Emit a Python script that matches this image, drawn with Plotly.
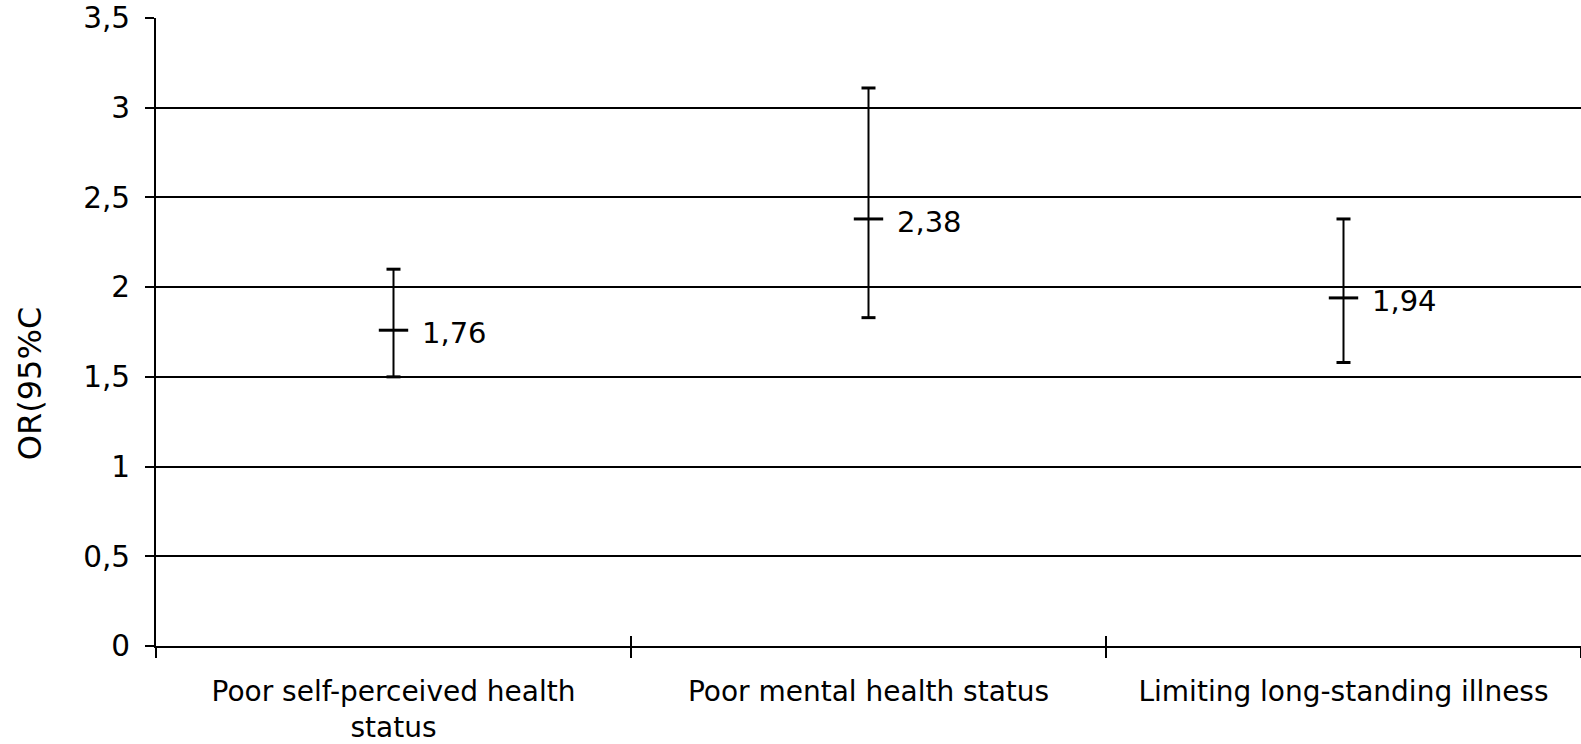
import plotly.graph_objects as go

categories = ["Poor self-perceived health<br>status", "Poor mental health status", "Limiting long-standing illness"]
odds_ratio = [1.76, 2.38, 1.94]
ci_lower = [1.50, 1.83, 1.58]
ci_upper = [2.10, 3.11, 2.38]
y_ticks = [0, 0.5, 1, 1.5, 2, 2.5, 3, 3.5]

FONT = "DejaVu Sans, Verdana, sans-serif"

fig = go.Figure()

# point estimates with vertical CI lines
fig.add_trace(go.Scatter(
    x=categories, y=odds_ratio, mode="markers",
    marker=dict(symbol="line-ew", size=21, line=dict(width=3, color="black")),
    error_y=dict(type="data", symmetric=False,
                 array=[u - m for u, m in zip(ci_upper, odds_ratio)],
                 arrayminus=[m - l for m, l in zip(odds_ratio, ci_lower)],
                 color="black", thickness=2, width=0),
    hoverinfo="skip", showlegend=False,
))
# CI caps
fig.add_trace(go.Scatter(
    x=categories + categories, y=ci_upper + ci_lower, mode="markers",
    marker=dict(symbol="line-ew", size=10, line=dict(width=3, color="black")),
    hoverinfo="skip", showlegend=False,
))

for c, v in zip(categories, odds_ratio):
    fig.add_annotation(x=c, y=v, text=f"{v:.2f}".replace(".", ","), showarrow=False,
                       xanchor="left", yanchor="middle", xshift=26, yshift=-3,
                       font=dict(family=FONT, size=29, color="black"))

fig.add_annotation(x=-0.0884, y=0.417, xref="paper", yref="paper", text="OR(95%C",
                   textangle=-90, showarrow=False, xanchor="center", yanchor="middle",
                   font=dict(family=FONT, size=32, color="black"))

axis_common = dict(type="category", categoryarray=categories, range=[-0.5, 2.5])

fig.update_layout(
    width=1581, height=744,
    margin=dict(l=156, r=0, t=18, b=98),
    paper_bgcolor="white", plot_bgcolor="white",
    separators=", ",
    font=dict(family=FONT, size=29, color="black"),
    xaxis=dict(**axis_common, tickson="boundaries", ticks="outside", ticklen=10,
               tickwidth=1.5, tickcolor="black", showline=True, linecolor="black",
               linewidth=2, showgrid=False, ticklabelstandoff=19,
               tickfont=dict(family=FONT, size=28, color="black")),
    xaxis2=dict(**axis_common, overlaying="x", matches="x", side="bottom",
                tickson="boundaries", ticks="inside", ticklen=10, tickwidth=1.5,
                tickcolor="black", showticklabels=False, showgrid=False, showline=False),
    yaxis=dict(range=[0, 3.5], tickvals=y_ticks, ticks="outside", ticklen=9,
               tickwidth=1.5, tickcolor="black", showline=True, linecolor="black",
               linewidth=2, showgrid=True, gridcolor="black", gridwidth=2,
               zeroline=False, ticklabelstandoff=9,
               tickfont=dict(family=FONT, size=29.5, color="black")),
)

# empty trace to draw the inner tick marks on the overlay axis
fig.add_trace(go.Scatter(x=categories, y=[None] * 3, xaxis="x2", mode="markers",
                         hoverinfo="skip", showlegend=False))

fig.write_html("out.html")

#### [GIVEN PROBLEM]
What is the number of lines in the listing that include the word "with"? Give that number and nothing else.

#### [RESULT]
2